Module 3 Overview

Welcome to Module 3 | Data Product Development. In this module, we will build on the foundation established in Module 2 | Exploratory Data Analysis with a focus on applying statistics and AI/ML to large datasets in the cloud.

Specifically, in this module we will focus on developing key skills and toolsets around preparing datasets for analysis then analyzing those datasets. A key component of this module will be in applications of parallel computing for each of these steps, from data processing to development of machine learning models. The module will be structured to work through a typical sequence of data product development: cleaning the raw data so it becomes useful, feature engineering to prepare for analysis, then applying the analysis and modeling.

By the end of this module, you will be familiar with and conversant in the following areas:

Principles of data cleaning and transformation.
Applications of parallel computing in a cloud.
Differences between statistical analysis and machine learning.
Applications of statistical analysis and machine learning to Earth Systems Data in the Cloud.

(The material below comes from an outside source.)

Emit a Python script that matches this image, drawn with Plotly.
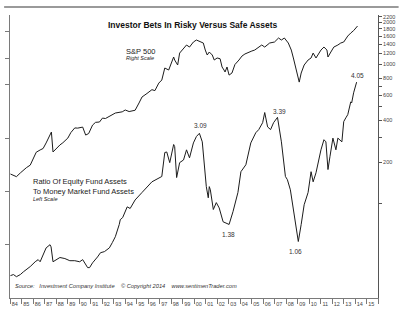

Specifically by the end of the course, you will have accomplished the following:

Cleaned data using parallel processing in a distributed cloud environment.
Prepared data using feature engineering for statistical analysis and machine learning.
Scale analysis from small dev environments to larger testing and production environments.
Built reproducible data pipelines to automatically create analysis-ready datasets.
Applied statistical models in parallel over large earth-system datasets.
Applied machine learning models at scale to large earth-system datasets.